I have been really upset since the day that I broke up with my boyfriend which was about three weeks ago. I broke up with him because I wasn't happy with the fact that it was very difficult for him to want to see me. It would take a couple of weeks to finally hang out and also in between that period he didn't want to talk that much. I would always be the one to text him but if I didn't text him he wouldn't talk at all. So one day I texted him the day before and asked if he wanted to eat dinner tomorrow night. He only responded "maybe we will see what I'm doing." I told him it was OK just let me know if you can't. Well the next day I get no response and I finally decided to call him up. His phone went straight to voice mail and I left a message asking if we were still going. Time flew by and I got so upset that I called up again leaving another voice mail saying I'm sorry but I want to break up.

The next day I look on Facebook to see he already changed his status to single and wrote "single again." As soon as I saw that I called him up and he answered. I told him how sorry I was and how hard it was for me to do that. He just said it was OK and couldn't talk because he was out with friends. After that I started to panic and sent out all these dumb texts of basically pouring out my feelings for him and how I won't text him anymore because I thought that was what he wanted. He told me "if that's how you feel I can't do anything." After that I dug myself into a deeper hole by saying "I agree because I know your not interested in me. I'm going to find someone else that is more interested in seeing me like tonight." It was true but the guy I was meeting wasn't a date and we ended up talking about my ex the whole time. So he sends me this " omg your such a child yes I'm interested in you. Seeing other guys right after we break up makes you an inconsiderate whore. :( If you don't want to talk to me then don't text and goodbye."

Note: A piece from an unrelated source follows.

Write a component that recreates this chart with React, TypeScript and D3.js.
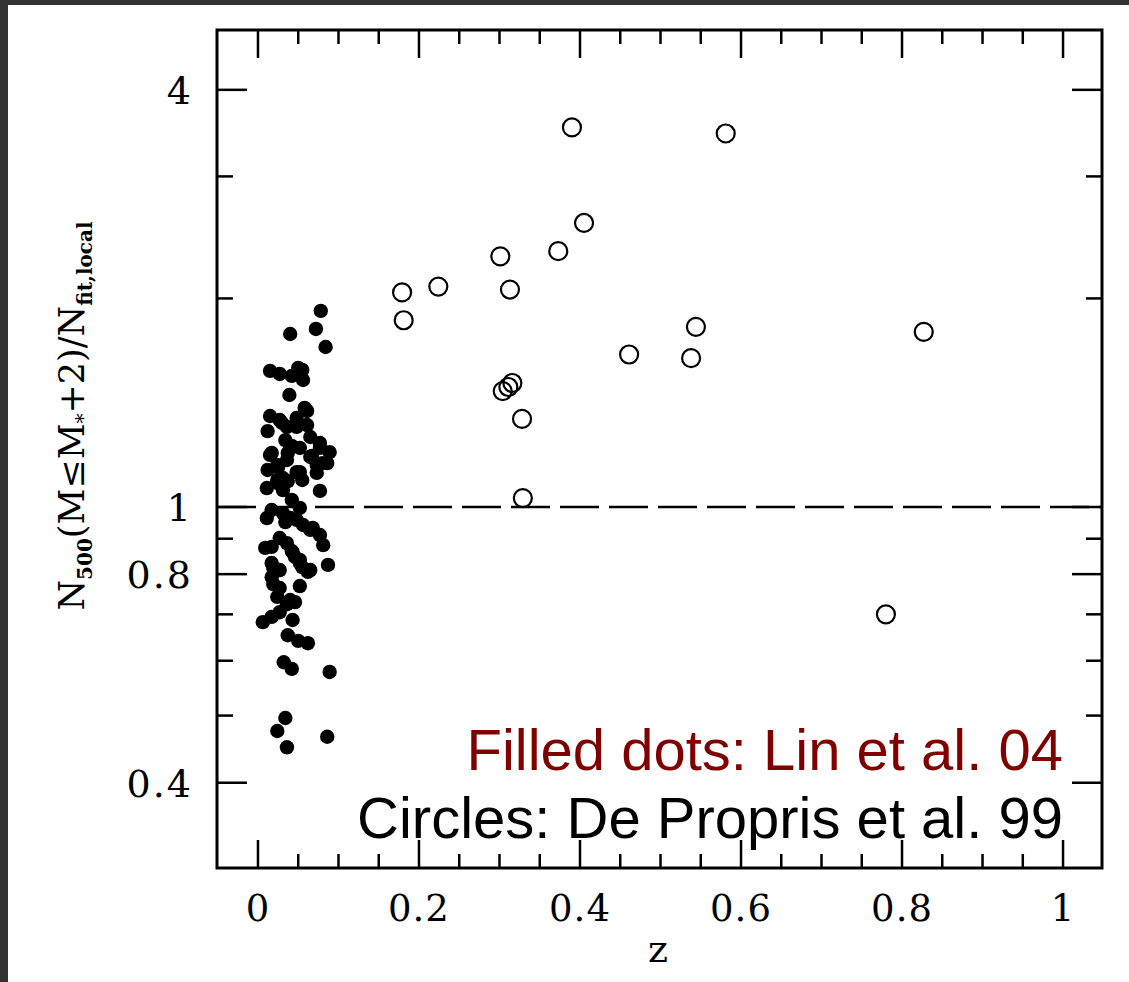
import React, { useRef, useEffect } from 'react';
import * as d3 from 'd3';

// Lin et al. 04 (filled dots)
const filledZ = [
  0.078, 0.072, 0.040, 0.084, 0.015, 0.027, 0.042, 0.050, 0.056, 0.039,
  0.061, 0.015, 0.030, 0.048, 0.012, 0.065, 0.034, 0.042, 0.017, 0.052,
  0.077, 0.089, 0.037, 0.067, 0.036, 0.065, 0.080, 0.012, 0.025, 0.048,
  0.073, 0.024, 0.037, 0.055, 0.011, 0.077, 0.031, 0.042, 0.052, 0.017,
  0.031, 0.011, 0.048, 0.056, 0.065, 0.034, 0.077, 0.081, 0.027, 0.017,
  0.036, 0.042, 0.009, 0.046, 0.052, 0.017, 0.027, 0.065, 0.087, 0.055,
  0.017, 0.019, 0.052, 0.024, 0.036, 0.046, 0.027, 0.017, 0.006, 0.043,
  0.037, 0.050, 0.062, 0.032, 0.042, 0.089, 0.034, 0.024, 0.036, 0.086,
  0.027, 0.048, 0.036, 0.061, 0.077, 0.040, 0.015, 0.024, 0.031, 0.052,
  0.073, 0.086, 0.024, 0.040, 0.068, 0.043, 0.052, 0.019, 0.062, 0.027,
  0.040, 0.055, 0.058,
];
const filledRatio = [
  1.919, 1.807, 1.777, 1.702, 1.572, 1.556, 1.546, 1.588, 1.525, 1.451,
  1.376, 1.353, 1.322, 1.305, 1.287, 1.262, 1.249, 1.225, 1.197, 1.217,
  1.217, 1.200, 1.197, 1.185, 1.169, 1.181, 1.157, 1.131, 1.142, 1.123,
  1.120, 1.094, 1.090, 1.094, 1.065, 1.055, 1.058, 1.024, 0.997, 0.990,
  0.980, 0.964, 0.958, 0.942, 0.927, 0.951, 0.911, 0.881, 0.902, 0.876,
  0.887, 0.864, 0.873, 0.847, 0.830, 0.830, 0.811, 0.811, 0.825, 0.819,
  0.792, 0.774, 0.769, 0.742, 0.724, 0.729, 0.705, 0.694, 0.682, 0.687,
  0.653, 0.641, 0.636, 0.597, 0.584, 0.578, 0.496, 0.475, 0.450, 0.466,
  1.335, 1.344, 1.305, 1.313, 1.237, 1.217, 1.189, 1.150, 1.101, 1.123,
  1.150, 1.157, 1.083, 0.964, 0.933, 0.861, 0.839, 0.817, 0.806, 0.764,
  0.734, 1.577, 1.390,
];

// De Propris et al. 99 (open circles)
const openZ = [
  0.390, 0.581, 0.405, 0.373, 0.301, 0.224, 0.179, 0.313, 0.181, 0.544,
  0.461, 0.538, 0.316, 0.304, 0.311, 0.328, 0.329, 0.827, 0.780,
];
const openRatio = [
  3.53, 3.46, 2.57, 2.34, 2.30, 2.08, 2.04, 2.06, 1.86, 1.82,
  1.66, 1.64, 1.51, 1.47, 1.49, 1.34, 1.03, 1.79, 0.70,
];

const xMajor = [0, 0.2, 0.4, 0.6, 0.8, 1];
const xMinor = d3.range(0, 21).map((i) => i * 0.05).filter((v) => Math.round(v * 100) % 20 !== 0);
const yMajor = [0.4, 0.8, 1, 4];
const yMajorLabels = ['0.4', '0.8', '1', '4'];
const yMinor = [0.5, 0.6, 0.7, 0.9, 2, 3];

const App = () => {
  const ref = useRef(null);

  useEffect(() => {
    document.body.style.margin = '0';
    const svg = d3.select(ref.current);
    svg.selectAll('*').remove();

    const left = 217, right = 1102, top = 30, bottom = 868;
    const x = d3.scaleLinear().domain([-0.0509, 1.0484]).range([left, right]);
    const y = d3.scaleLog().domain([0.3013, 4.88]).range([bottom, top]);

    svg.append('rect').attr('width', 1129).attr('height', 982).attr('fill', '#333333');
    svg.append('rect').attr('x', 8).attr('y', 5).attr('width', 1121).attr('height', 977).attr('fill', '#fff');

    const font = "'DejaVu Serif', serif";
    const majorLen = 28, minorLen = 14;
    const g = svg.append('g').attr('stroke', '#000').attr('stroke-width', 2.5);

    // x ticks, bottom and top
    const xt = (vals, len) => {
      vals.forEach((v) => {
        g.append('line').attr('x1', x(v)).attr('x2', x(v)).attr('y1', bottom).attr('y2', bottom - len);
        g.append('line').attr('x1', x(v)).attr('x2', x(v)).attr('y1', top).attr('y2', top + len);
      });
    };
    xt(xMajor, majorLen);
    xt(xMinor, minorLen);

    const yt = (vals, len) => {
      vals.forEach((v) => {
        g.append('line').attr('x1', left).attr('x2', left + len).attr('y1', y(v)).attr('y2', y(v));
        g.append('line').attr('x1', right).attr('x2', right - len).attr('y1', y(v)).attr('y2', y(v));
      });
    };
    yt(yMajor, majorLen + 2);
    yt(yMinor, minorLen + 2);

    // dashed line at 1
    svg.append('line')
      .attr('x1', left).attr('x2', right)
      .attr('y1', y(1)).attr('y2', y(1))
      .attr('stroke', '#000').attr('stroke-width', 2.5)
      .attr('stroke-dasharray', '39 10');

    // frame
    svg.append('rect')
      .attr('x', left).attr('y', top)
      .attr('width', right - left).attr('height', bottom - top)
      .attr('fill', 'none').attr('stroke', '#000').attr('stroke-width', 3);

    // tick labels
    svg.append('g').selectAll('text')
      .data(xMajor)
      .enter()
      .append('text')
      .attr('x', (d) => x(d))
      .attr('y', 921)
      .attr('text-anchor', 'middle')
      .attr('font-family', font)
      .attr('font-size', 37)
      .attr('letter-spacing', 1)
      .text((d) => String(d));

    svg.append('g').selectAll('text')
      .data(yMajor)
      .enter()
      .append('text')
      .attr('x', 193)
      .attr('y', (d) => y(d) + 14)
      .attr('text-anchor', 'end')
      .attr('font-family', font)
      .attr('font-size', 38)
      .attr('letter-spacing', 2)
      .text((d, i) => yMajorLabels[i]);

    svg.append('text')
      .attr('x', 658)
      .attr('y', 962)
      .attr('text-anchor', 'middle')
      .attr('font-family', font)
      .attr('font-size', 38)
      .text('z');

    // y title
    const yt2 = svg.append('text')
      .attr('transform', 'translate(84,416) rotate(-90)')
      .attr('text-anchor', 'middle')
      .attr('font-family', font)
      .attr('font-size', 35);
    yt2.append('tspan').text('N');
    yt2.append('tspan').attr('dy', 8).attr('font-size', 20).attr('font-weight', 'bold').text('500');
    yt2.append('tspan').attr('dy', -8).text('(M≤M');
    yt2.append('tspan').attr('dy', 6).attr('font-size', 20).text('*');
    yt2.append('tspan').attr('dy', -6).text('+2)/N');
    yt2.append('tspan').attr('dy', 8).attr('font-size', 20).attr('font-weight', 'bold').text('fit,local');

    // points
    svg.append('g').selectAll('circle')
      .data(filledZ)
      .enter()
      .append('circle')
      .attr('cx', (d) => x(d))
      .attr('cy', (d, i) => y(filledRatio[i]))
      .attr('r', 7.2)
      .attr('fill', '#000');

    svg.append('g').selectAll('circle')
      .data(openZ)
      .enter()
      .append('circle')
      .attr('cx', (d) => x(d))
      .attr('cy', (d, i) => y(openRatio[i]))
      .attr('r', 9)
      .attr('fill', 'none')
      .attr('stroke', '#000')
      .attr('stroke-width', 2.2);

    // legend
    const sans = "'Liberation Sans', Arial, sans-serif";
    svg.append('text')
      .attr('x', 1063).attr('y', 770)
      .attr('text-anchor', 'end')
      .attr('font-family', sans).attr('font-size', 58)
      .attr('fill', '#800000')
      .text('Filled dots: Lin et al. 04');
    svg.append('text')
      .attr('x', 1063).attr('y', 838)
      .attr('text-anchor', 'end')
      .attr('font-family', sans).attr('font-size', 58)
      .attr('fill', '#000')
      .text('Circles: De Propris et al. 99');
  }, []);

  return (
    <svg ref={ref} width="1129" height="982" style={{ position: 'absolute', left: 0, top: 0, display: 'block' }}></svg>
  );
};

export default App;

Well I kept texting him and I called him up trying to see if we could meet to talk in person. He told me no your crazy stop texting me. After that I waited a couple of days and I sent him a text saying how sorry I was and how I missed him. A week or so later I texted another thing saying how I agree with the breakup and sent another apology. Till last night I told him that I missed him. He never replied back to any of them.

Right now I'm under so much guilt right now that its difficult to live like this. I went of Facebook today and noticed that one of his sisters removed me off of friends. So his whole family knows and it obviously wasn't good what he said about me to them if she removed me. It really sucks because I also loved them too.

I don't know what to do right now and I really need advice to get moving on with my life after all this guilt. I know I'm never going to hear from him again and that's the toughest thing I have to live through. So please any suggestions?

How to move on without feeling regret?